Y sin embargo, a mí me queda claro que no quiero dejar a la posteridad un cadáver sano, así que seguiré viviendo como vivo.
Da igual que el muerto tenga ochenta o sólo dos años, el tema que quiero tratar hoy es el de la fragilidad que acompaña al ser humano y de la que tantas veces no nos damos cuenta.
Cito a Jorge Manrique en las “Coplas a la muerte de su padre” donde dice:
Recuerde al alma dormida,
avive el seso y despierte, contemplando
cómo se pasa la vida,
cómo se viene la muerte tan callando.
Y siempre me estremezco.
Porque la muerte es un animal inevitable, silencioso, traidor y rastrero. Y que llega cuando uno menos se lo espera, tan callando…
No es esta una columna trágica, como pareciera a simple vista.
Es sencillamente un recordatorio cariñoso de la inminencia de la aparición de la dama en cuestión, y de la urgente necesidad (por lo menos mía) de dejar de preocuparse por lo fútil, lo aparente, lo superfluo, y empezar a ver alrededor con esos ojos llenos del asombro que todos merecemos.
Así que me estoy haciendo tardíamente, unos cuantos propósitos de año nuevo que con gusto comparto.
En vez de mi estado de cuenta, veré más atardeceres.
Comeré lo que quiera, cuando quiera, con quienes quiera. Sin remordimiento (aunque confieso que éste propósito es fácil de cumplir).

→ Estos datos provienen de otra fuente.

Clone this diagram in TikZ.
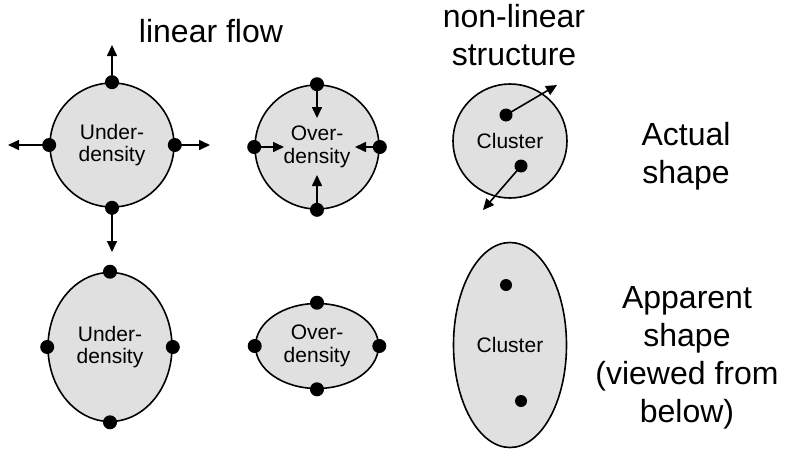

No contaré mis niveles de colesterol, y sí, más historias.
Leeré sólo lo que me guste y dejare a medias, sin piedad lo que no.
Le diré a mi mujer, todas las veces que pueda, que la amo.
Veré más a mis amigos para reírme, jugar, beber con ellos. Evitaré a toda costa al enemigo.
Dejaré de quejarme (excepto cuando duela mucho).
Jamás me fotografiaré en tanga o sonriendo junto a animales muertos.
Me reiré de mí mismo (con benevolencia) y de todos aquellos que lo merezcan (con malevolencia).
Pondré en mi mesa un letrero que diga: “Tempus fugit” (El tiempo es fugitivo).
Y si me animo, me tatuaré en alguna parte del cuerpo “Frágil. Manéjese con cuidado”, para que todos lo sepan.
Y para ustedes amigos, vaya en este año nuevo que pinta difícil, un abrazo gordo como yo mismo.